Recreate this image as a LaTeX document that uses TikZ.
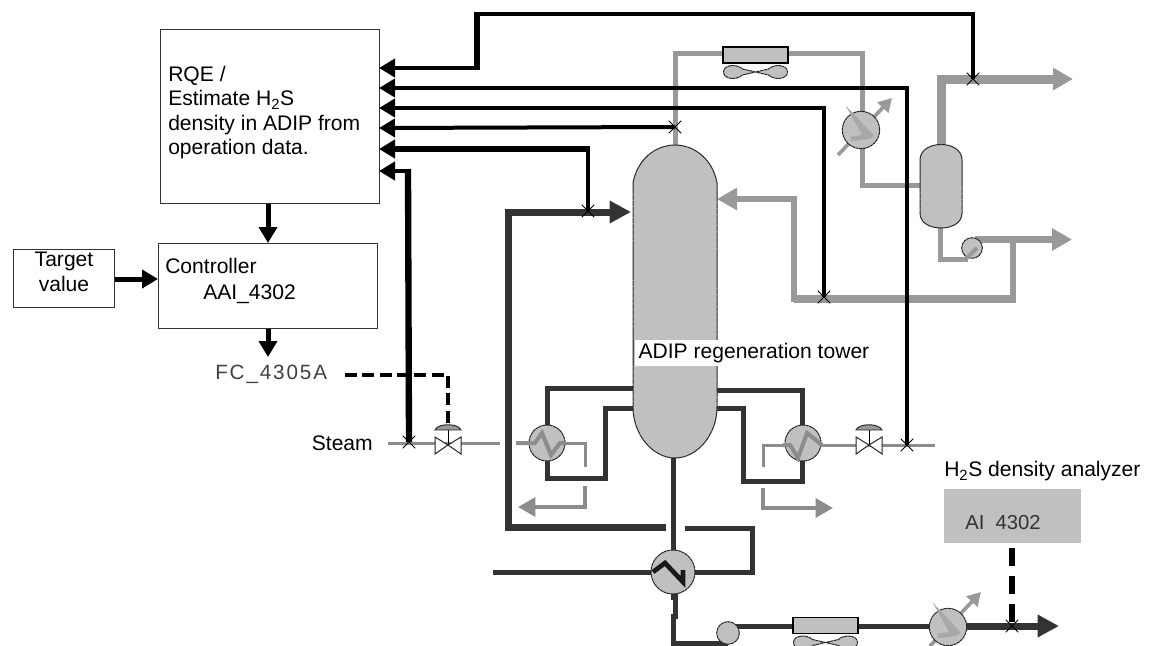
\documentclass[tikz,border=0pt]{standalone}
\usepackage{fontspec}
\setmainfont{Liberation Sans}
\usetikzlibrary{arrows.meta,backgrounds}
\definecolor{eqfill}{HTML}{C0C0C0}
\definecolor{gstream}{HTML}{999999}
\definecolor{gthin}{HTML}{8C8C8C}
\definecolor{dstream}{HTML}{333333}
\tikzset{
  x=0.75pt,y=-0.75pt,
  lbl/.style={font=\fontsize{15.8pt}{18.3pt}\selectfont,inner sep=0pt,align=left},
  blockbox/.style={draw=black!80,line width=1.1pt,fill=white,inner sep=0pt},
  eqline/.style={draw=black!85,line width=0.75pt,dash pattern=on 2.4pt off 0.4pt,fill=eqfill},
  hxbody/.style={circle,eqline,inner sep=0pt,minimum size=27pt},
  pumpbody/.style={circle,eqline,inner sep=0pt,minimum size=15.5pt},
  crossmark/.style={inner sep=0pt,minimum size=9.5pt,path picture={
     \draw[black,line width=0.7pt] (path picture bounding box.north west)--(path picture bounding box.south east)
        (path picture bounding box.north east)--(path picture bounding box.south west);}},
  bk/.style={draw=black,line join=miter},
  gs/.style={draw=gstream,line join=miter},
  ds/.style={draw=dstream,line join=miter},
  gt/.style={draw=gthin,line join=miter},
  bktip/.style={-{Triangle[length=12pt,width=13.5pt]}},
  gstip/.style={-{Triangle[length=15pt,width=16pt]}},
  gttip/.style={-{Triangle[length=13pt,width=14pt]}},
  smalltip/.style={-{Triangle[length=10pt,width=11pt]}},
  dstip/.style={-{Triangle[length=16pt,width=16pt]}},
  zig/.style={draw=gstream,line width=3pt,line join=miter},
  pics/ctrlvalve/.style={code={
    \draw[black,line width=0.7pt] (0,-15)--(0,0);
    \draw[black!85,line width=0.7pt,fill=gstream] (-13,-15) .. controls (-10,-22) and (10,-22) .. (13,-15) -- cycle;
    \draw[black!85,line width=0.75pt,fill=white] (-13,-8)--(0,0)--(-13,9)--cycle (13,-8)--(0,0)--(13,9)--cycle;
  }},
  pics/aircooler/.style={code={
    \draw[black,line width=1pt,fill=eqfill] (-32.5,-8) rectangle (32.5,8);
    \draw[black!85,line width=0.75pt,dash pattern=on 2.4pt off 0.4pt,fill=eqfill] (-32,17)
      .. controls (-32,9) and (-18,9) .. (-13,14) -- (0,17) -- (13,14)
      .. controls (18,9) and (32,9) .. (32,17)
      .. controls (32,25) and (18,25) .. (13,20) -- (0,17) -- (-13,20)
      .. controls (-18,25) and (-32,25) .. (-32,17) -- cycle;
  }},
}
\begin{document}
\begin{tikzpicture}
\useasboundingbox (0,0) rectangle (1150,646);
\clip (0,0) rectangle (1150,646);

% blocks
\node[blockbox,anchor=north west,minimum width=164.25pt,minimum height=130.5pt] (rqe) at (160,29) {};
\node[blockbox,anchor=north west,minimum width=164.25pt,minimum height=63.75pt] (ctrl) at (158,243) {};
\node[blockbox,anchor=north west,minimum width=75.75pt,minimum height=43.5pt] (target) at (13,249) {};
\node[lbl,align=center] (targettext) at (64,272) {Target\\value};
\node[lbl,anchor=north west,align=left] (rqetext) at (168,66) {RQE /\\Estimate H\textsubscript{2}S\\density in ADIP from\\operation data.};
\node[lbl,anchor=west] (ctrltext) at (165,266) {Controller};
\node[lbl,anchor=west] (ctrltag) at (203,294) {AAI\_4302};
\node[anchor=west,inner sep=0pt,text=black!75,font=\fontsize{15.5pt}{17pt}\selectfont\addfontfeature{LetterSpace=9}] (fc) at (215,374) {FC\_4305A};
\node[lbl,anchor=east] (steam) at (373,443) {Steam};
\node[lbl,anchor=west] (h2slabel) at (944,471) {H\textsubscript{2}S density analyzer};
\node[fill=eqfill,anchor=north west,inner sep=0pt,minimum width=102.75pt,minimum height=40.5pt] (analyzer) at (944,489) {};
\node[anchor=west,inner sep=0pt,text=black!80,font=\fontsize{15.2pt}{17pt}\selectfont] (aitext) at (965,523) {AI\ \ 4302};

% equipment
\filldraw[black!85,fill=eqfill,line width=0.75pt,dash pattern=on 4pt off 0.3pt]
  (633,183) .. controls (637,160) and (655,145) .. (675,145) .. controls (695,145) and (713,160) .. (717,183)
  -- (717,407) .. controls (717,435) and (697,458) .. (675,458) .. controls (653,458) and (633,435) .. (633,407) -- cycle;
\node[inner sep=0pt,minimum width=63pt,minimum height=234.75pt] (tower) at (675,301.5) {};
\filldraw[black!85,fill=eqfill,line width=0.75pt,dash pattern=on 4pt off 0.3pt]
  (920,160) .. controls (920,150) and (930,144.5) .. (941,144.5) .. controls (952,144.5) and (962,150) .. (962,160)
  -- (962,213) .. controls (962,223) and (952,228) .. (941,228) .. controls (930,228) and (920,223) .. (920,213) -- cycle;
\node[inner sep=0pt,minimum width=31.5pt,minimum height=62pt] (drum) at (941,186) {};
\node[hxbody,minimum size=28pt] (cond1) at (861,130) {};
\node[hxbody] (reb1) at (547,443) {};
\node[hxbody] (reb2) at (803,443) {};
\node[hxbody,minimum size=33pt] (hx) at (673,572) {};
\node[hxbody,minimum size=28pt] (cond2) at (948,627) {};
\node[pumpbody] (pump1) at (972,248) {};
\node[pumpbody,minimum size=17pt] (pump2) at (728,633) {};
\pic at (755.5,55) {aircooler};
\pic at (825.5,625.5) {aircooler};
\pic at (448,445) {ctrlvalve};
\pic at (869,445) {ctrlvalve};
\coordinate (valve1) at (448,445);
\coordinate (valve2) at (869,445);

% cross marks
\node[crossmark] (x1) at (973,79) {};
\node[crossmark] (x2) at (907,445) {};
\node[crossmark] (x3) at (824,297) {};
\node[crossmark] (x4) at (675,127) {};
\node[crossmark] (x5) at (588,211) {};
\node[crossmark] (x6) at (409,442) {};
\node[crossmark] (x7) at (1012,626) {};

% named free ends
\coordinate (in1) at (379,68);
\coordinate (in2) at (379,88);
\coordinate (in3) at (379,108);
\coordinate (in4) at (379,128);
\coordinate (in5) at (379,149);
\coordinate (in6) at (379,171);
\coordinate (c2) at (477,14);
\coordinate (c3) at (973,14);
\coordinate (feedend) at (666,527);
\coordinate (feedcorner) at (508,527);
\coordinate (feedtop) at (508,212);
\coordinate (feedtip) at (631,212);

\begin{scope}[on background layer]
  % gray streams
  \draw[gs,line width=3.75pt] (675,145) -- (675,53) -- (723,53);
  \draw[gs,line width=3.75pt] (788,53) -- (862,53) -- (862,112);
  \draw[gs,line width=3.75pt] (862,148) -- (862,185) -- (920,185);
  \draw[gs,line width=6.75pt] (941,145) -- (941,79) -- (1030,79);
  \draw[gs,line width=6.75pt,gstip] (1030,79) -- (1073,79);
  \draw[gs,line width=3.75pt] (940,228) -- (940,259) -- (968,259);
  \draw[gs,line width=5.25pt,gstip] (975,239.5) -- (1072,239.5);
  \draw[gs,line width=4.5pt] (1013,240) -- (1013,299);
  \draw[gs,line width=6pt] (1016,299) -- (794,299);
  \draw[gs,line width=4.5pt] (794,302) -- (794,199) -- (755,199);
  \draw[gs,line width=4.5pt,gstip] (760,199) -- (717,199);
  \draw[gs,line width=2.75pt,smalltip] (838,155) -- (892,98);
  \draw[gs,line width=2.75pt,smalltip] (930,646) -- (981,592);
  % thin utility streams
  \draw[gt,line width=2.25pt] (388,443) -- (500,443);
  \draw[gt,line width=2.25pt] (516,443) -- (585,443) -- (585,467);
  \draw[gt,line width=3pt,gttip] (585,486) -- (585,507) -- (518,507);
  \draw[gt,line width=2.25pt] (935,445) -- (763,445) -- (763,467);
  \draw[gt,line width=3pt,gttip] (763,488) -- (763,508) -- (833,508);
  % dark process streams
  \draw[ds,line width=3.75pt] (tower.west|-0,388) -- (547,388) -- (547,478) -- (605,478) -- (605,408) -- (tower.west|-0,408);
  \draw[ds,line width=3.75pt] (tower.east|-0,390) -- (802,390) -- (802,481) -- (743,481) -- (743,408) -- (tower.east|-0,408);
  \draw[ds,line width=3.75pt] (673,458) -- (673,600);
  \draw[ds,line width=3.75pt] (675,590) -- (675,616) -- (673,616) -- (673,643) -- (728,643);
  \draw[ds,line width=3.75pt] (493,572.5) -- (752,572.5) -- (752,528) -- (685,528);
  \draw[ds,line width=5.25pt] (feedend) -- (feedcorner) -- (feedtop) -- (590,212);
  \draw[ds,line width=5.25pt,dstip] (590,212) -- (feedtip);
  \draw[ds,line width=3.75pt] (728,626) -- (793,626);
  \draw[ds,line width=3.75pt] (858,626) -- (935,626);
  \draw[ds,line width=5.25pt,dstip] (960,626) -- (1059,626);
  % signals
  \draw[bk,line width=3pt,bktip] (480,68) -- (in1);
  \draw[bk,line width=4pt] (477,70) -- (477,12);
  \draw[bk,line width=2.75pt] (c2) -- (c3) -- (x1.center);
  \draw[bk,line width=3pt,bktip] (909,88) -- (in2);
  \draw[bk,line width=3pt] (907,86) -- (x2.center);
  \draw[bk,line width=3pt,bktip] (826,108) -- (in3);
  \draw[bk,line width=3pt] (824,106) -- (x3.center);
  \draw[bk,line width=3pt,bktip] (x4.center) -- (in4);
  \draw[bk,line width=4.5pt,bktip] (590,149) -- (in5);
  \draw[bk,line width=3pt] (588,146) -- (x5.center);
  \draw[bk,line width=3pt,bktip] (411,171) -- (in6);
  \draw[bk,line width=4.75pt] (408,169) -- (x6.center);
  \draw[bk,line width=3.75pt,bktip] (rqe.south-|268,0) -- (ctrl.north-|268,0);
  \draw[bk,line width=3.75pt,bktip] (ctrl.south-|268,0) -- (268,357);
  \draw[bk,line width=3.75pt,bktip] (target.east|-0,279) -- (ctrl.west|-0,279);
  \draw[bk,line width=3pt,dash pattern=on 9pt off 4pt] (345,375) -- (448,375) -- (448,424);
  \draw[bk,line width=4.5pt,dash pattern=on 13.5pt off 7.5pt] (analyzer.south-|1012,0) ++(0,4) -- (x7.center);
\end{scope}

% exchanger internals
\definecolor{ziglight}{HTML}{A8A8A8}
\draw[zig,draw=gthin] (516,443) -- (535,443) -- (542,433) -- (551,455) -- (560,443) -- (566,443);
\draw[zig,draw=gthin] (822,445) -- (807,433) -- (798,458) -- (790,445) -- (783,445);
\draw[zig,draw=ziglight,line width=3.5pt] (851,139) -- (866,137) -- (857,121) -- (872,137);
\draw[zig,draw=ziglight,line width=3.5pt] (938,636) -- (953,634) -- (944,618) -- (959,634);
\draw[draw=black!90,line width=3.5pt,line join=miter] (653,572) -- (665,563) -- (683,582) -- (683,570);
\draw[gs,line width=3pt] (967,258) -- (977,248);

% tower label
\node[lbl,anchor=west,fill=white,inner xsep=2.5pt,minimum height=19.5pt] (towerlabel) at (635,353) {\raisebox{3pt}{ADIP regeneration tower}};
\draw[black!70,line width=0.6pt] (633.5,340) -- (633.5,366);
\end{tikzpicture}
\end{document}
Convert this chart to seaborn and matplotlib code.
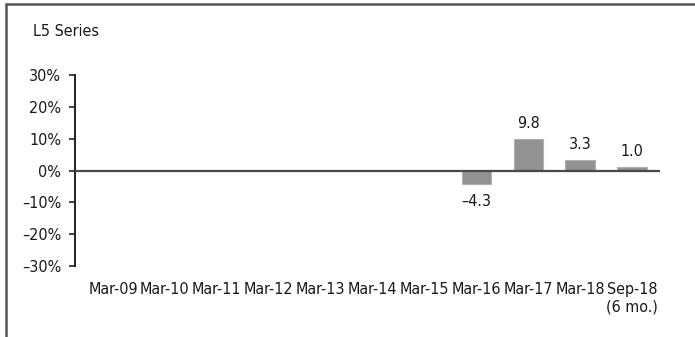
· · · · ·
● TASK OBJECTIVE: Within the listing above, find every line containing the string "code" and return it.

● EXPECTED OUTPUT:
  pics/ctrlvalve/.style={code={
  pics/aircooler/.style={code={
Convert this chart to seaborn and matplotlib code.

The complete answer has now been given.